Dude, I totally just put a lit lighter to my hand for 10 seconds
How much beer did you get for it?
One ice cold coors, but those mountains lied
can you wear a superman outfit if we ever have sex?
I hate the awkward morning-after-I-took-your-virginity conversations.
Also, I'm sewing my entire Halloween costume by hand. I better get laid at every single party I go to.
i think i was tempted to text while we were making out. like i remember holding my phone up behind his head and just staring at it.
I got Green Bay stickers to put on my nipples. This way when I flash it will look like I did it out of spirit as opposed to drunkenness
I'm too hungover to crawl to the fridge so im eating the candy nipple tassels I got bought for Christmas
I don't remember anything that happened last night past 10.. I made him buy me a Buckeye's Donut tshirt. I have no idea why he'd want to fuck me after that.
So this tall girl jumped in our cab and I was like hey I have pics of u on my phone. It wasn't creepy at all
I'm wearing a cape at the laundromat. I really can't say shit
On Friday, can we drink like its Civil Wars times and the doctor's coming to saw off our gangreen infected legs?

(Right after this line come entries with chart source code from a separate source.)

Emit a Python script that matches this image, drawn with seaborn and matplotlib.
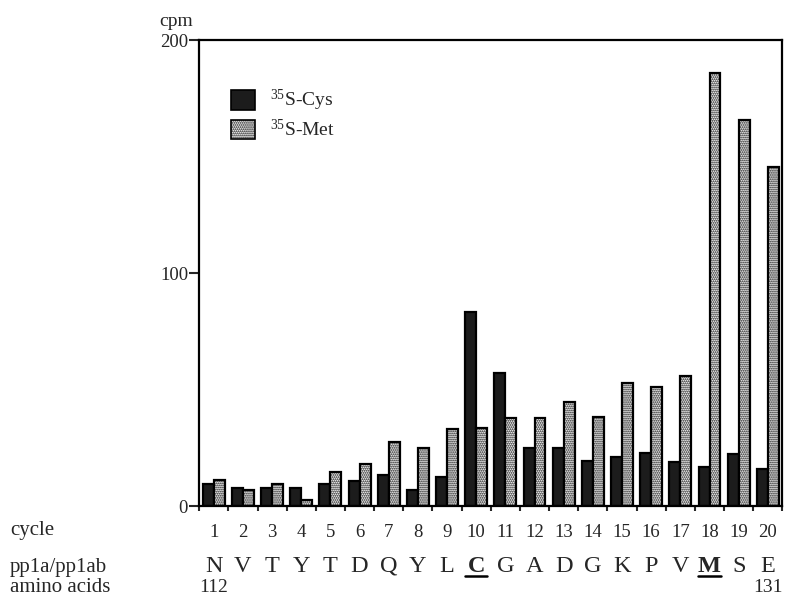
import pandas as pd
import matplotlib.pyplot as plt
import matplotlib.transforms as mtransforms
from matplotlib.patches import Patch
import seaborn as sns

# datos (cpm por ciclo de Edman)
cycles = [str(i) for i in range(1, 21)]
cys_cpm = [9.4, 7.7, 7.7, 7.7, 9.4, 10.7, 13.3, 6.9, 12.4, 83.3,
           57, 24.9, 24.9, 19.3, 21, 22.7, 18.9, 16.7, 22.3, 15.9]
met_cpm = [11.2, 6.9, 9.4, 2.6, 14.6, 18, 27.5, 24.9, 33, 33.5,
           37.8, 37.8, 44.6, 38.2, 52.8, 51, 55.8, 186, 165.7, 145.5]
amino_acids = ["N", "V", "T", "Y", "T", "D", "Q", "Y", "L", "C",
               "G", "A", "D", "G", "K", "P", "V", "M", "S", "E"]
underlined = ["C", "M"]
series_names = ["$^{35}$S-Cys", "$^{35}$S-Met"]
first_res, last_res = "112", "131"

df = pd.DataFrame({
    "cycle": cycles * 2,
    "cpm": cys_cpm + met_cpm,
    "isotope": ["Cys"] * 20 + ["Met"] * 20,
})

sns.set_style("white")
plt.rcParams["font.family"] = ["Liberation Serif", "DejaVu Serif"]
plt.rcParams["mathtext.fontset"] = "custom"
plt.rcParams["mathtext.rm"] = "Liberation Serif"
plt.rcParams["mathtext.it"] = "Liberation Serif"
plt.rcParams["mathtext.bf"] = "Liberation Serif:bold"
plt.rcParams["hatch.linewidth"] = 0.9

fig = plt.figure(figsize=(8, 6.07), dpi=100)
ax = fig.add_axes([0.249, 0.166, 0.729, 0.768])

sns.barplot(data=df, x="cycle", y="cpm", hue="isotope", order=cycles,
            palette={"Cys": "#1c1c1c", "Met": "white"}, width=0.75,
            edgecolor="black", linewidth=1.6, legend=False, ax=ax)

for bar in ax.containers[1]:
    bar.set_hatch("........")

ax.set_xlim(-0.5, 19.5)
ax.set_ylim(0, 200)
ax.set_xlabel("")
ax.set_ylabel("")
ax.set_yticks([0, 100, 200])
ax.tick_params(axis="y", direction="out", length=7, width=1.5,
               labelsize=13.5, left=True, pad=1)
ax.tick_params(axis="x", which="major", length=0, labelsize=13.5, pad=13)
ax.set_xticks([i - 0.5 for i in range(21)], minor=True)
ax.tick_params(axis="x", which="minor", direction="out", length=3.5,
               width=1.5, bottom=True)
for sp in ax.spines.values():
    sp.set_linewidth(1.6)
    sp.set_color("black")

ax.text(-0.01, 1.03, "cpm", transform=ax.transAxes, ha="right",
        va="baseline", fontsize=14)

handles = [Patch(facecolor="#1c1c1c", edgecolor="black", linewidth=1.2),
           Patch(facecolor="white", edgecolor="black", hatch="........", linewidth=1.2)]
ax.legend(handles, series_names, loc="upper left", bbox_to_anchor=(0.025, 0.935),
          frameon=False, fontsize=14, handlelength=1.2, handleheight=1.2,
          handletextpad=0.8, labelspacing=0.3)

# filas de texto bajo el eje
trans = mtransforms.blended_transform_factory(ax.transData, fig.transFigure)
fig.text(0.0125, 0.1186, "cycle", ha="left", va="baseline", fontsize=15)
fig.text(0.0125, 0.0577, "pp1a/pp1ab", ha="left", va="baseline", fontsize=15)
fig.text(0.0125, 0.0247, "amino acids", ha="left", va="baseline", fontsize=15)

for i, aa in enumerate(amino_acids):
    bold = aa in underlined and i in (9, 17)
    ax.text(i, 0.0577, aa, transform=trans, ha="center", va="baseline",
            fontsize=17.5, fontweight="bold" if bold else "normal")
    if bold:
        ax.plot([i - 0.38, i + 0.38], [0.0505, 0.0505], transform=trans,
                color="black", lw=1.8, clip_on=False)

ax.text(0, 0.0247, first_res, transform=trans, ha="center", va="baseline", fontsize=14)
ax.text(19, 0.0247, last_res, transform=trans, ha="center", va="baseline", fontsize=14)

fig.savefig("out.png", dpi=100)
plt.close(fig)
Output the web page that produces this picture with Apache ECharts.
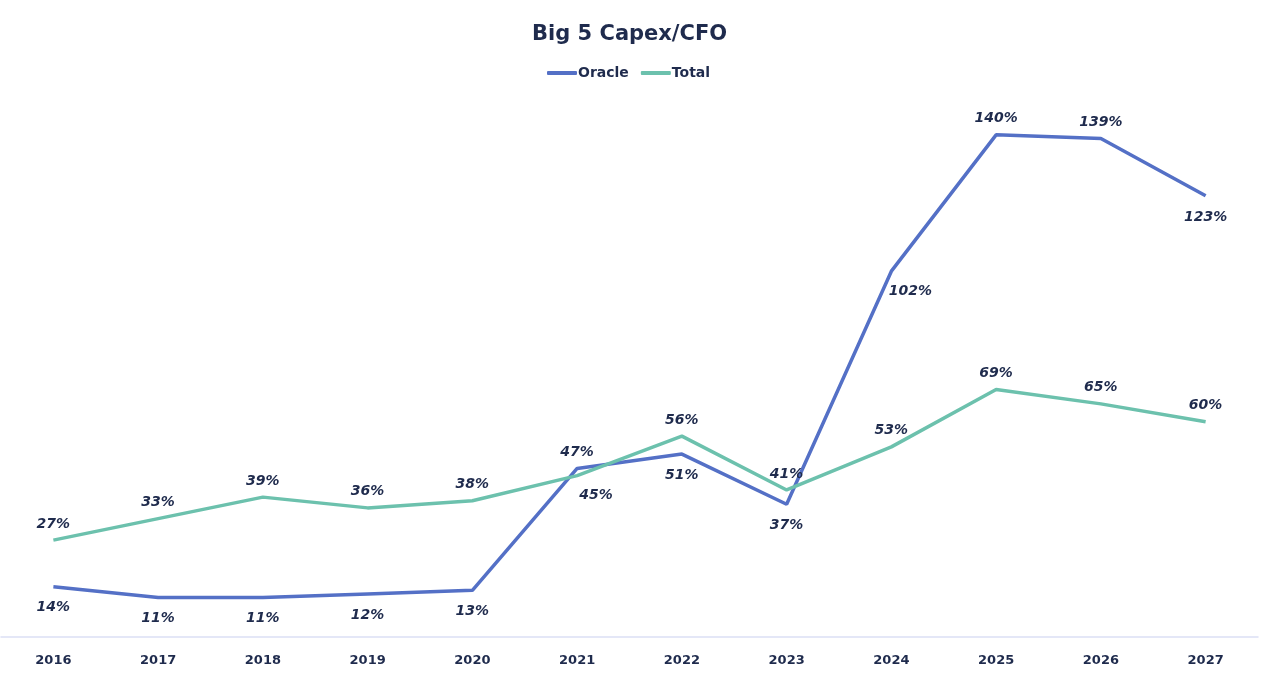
<!DOCTYPE html>
<html><head><meta charset="utf-8">
<script src="https://cdn.jsdelivr.net/npm/echarts@6/dist/echarts.min.js"></script>
<style>html,body{margin:0;padding:0;background:#fff}#c{width:1275px;height:687px}</style>
</head><body><div id="c"></div>
<script>
const years = ['2016','2017','2018','2019','2020','2021','2022','2023','2024','2025','2026','2027'];
const oracle = [14, 11, 11, 12, 13, 47, 51, 37, 102, 140, 139, 123];
const total = [27, 33, 39, 36, 38, 45, 56, 41, 53, 69, 65, 60];
// label placement per point: 't' above, 'b' below, 'br' below-right
const oracleLabelPos = ['b','b','b','b','b','t','b','b','br','t','t','b'];
const totalLabelPos = ['t','t','t','t','t','br','t','t','t','t','t','t'];

const navy = '#1f2b4d';
const font = 'DejaVu Sans';
function lbl(p){
  if (p === 't') return {position:'top', distance:9};
  if (p === 'b') return {position:'bottom', distance:14};
  return {position:'bottom', distance:13, offset:[19,0]};
}
function build(vals, pos){
  return vals.map((v,i)=>({value:v, label:lbl(pos[i])}));
}
const chart = echarts.init(document.getElementById('c'));
chart.setOption({
  animation:false,
  title:{text:'Big 5 Capex/CFO', left:527, top:19,
    textStyle:{fontFamily:font, fontSize:21, fontWeight:'bold', color:navy}},
  legend:{top:61, left:542, itemWidth:30, itemHeight:4, itemGap:12, icon:'roundRect',
    textStyle:{fontFamily:font, fontSize:14, fontWeight:'bold', color:navy, padding:[0,0,0,-4]}},
  grid:{left:1, right:17, top:99, bottom:50},
  xAxis:{type:'category', data:years, boundaryGap:true,
    axisLine:{lineStyle:{color:'#dcdff5', width:1.5}}, axisTick:{show:false},
    axisLabel:{fontFamily:font, fontSize:13, fontWeight:'bold', color:navy, margin:17}},
  yAxis:{type:'value', min:0, max:150, show:false, splitLine:{show:false}},
  series:[
    {name:'Oracle', type:'line', data:build(oracle, oracleLabelPos), showSymbol:true, symbol:'circle', symbolSize:0.1,
      lineStyle:{color:'#5470c6', width:3.5}, itemStyle:{color:'#5470c6'},
      label:{show:true, formatter:'{c}%', fontFamily:font, fontSize:14, fontWeight:'bold', fontStyle:'italic', color:navy}},
    {name:'Total', type:'line', data:build(total, totalLabelPos), showSymbol:true, symbol:'circle', symbolSize:0.1,
      lineStyle:{color:'#6cc1ad', width:3.5}, itemStyle:{color:'#6cc1ad'},
      label:{show:true, formatter:'{c}%', fontFamily:font, fontSize:14, fontWeight:'bold', fontStyle:'italic', color:navy}}
  ]
});
</script></body></html>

I have 80 very blurry photos of you on a stripper pole...
No. We can't get pedicures until my toenails grow back.
Got really high to see my fist college experience unfold. Too high to find my classroom but I found the McDonald's down the street
I got subtly pornographic with a lollipop while we were talking and he got flustered and started to blush. If he’s not interested after that I need to turn in my vagina card.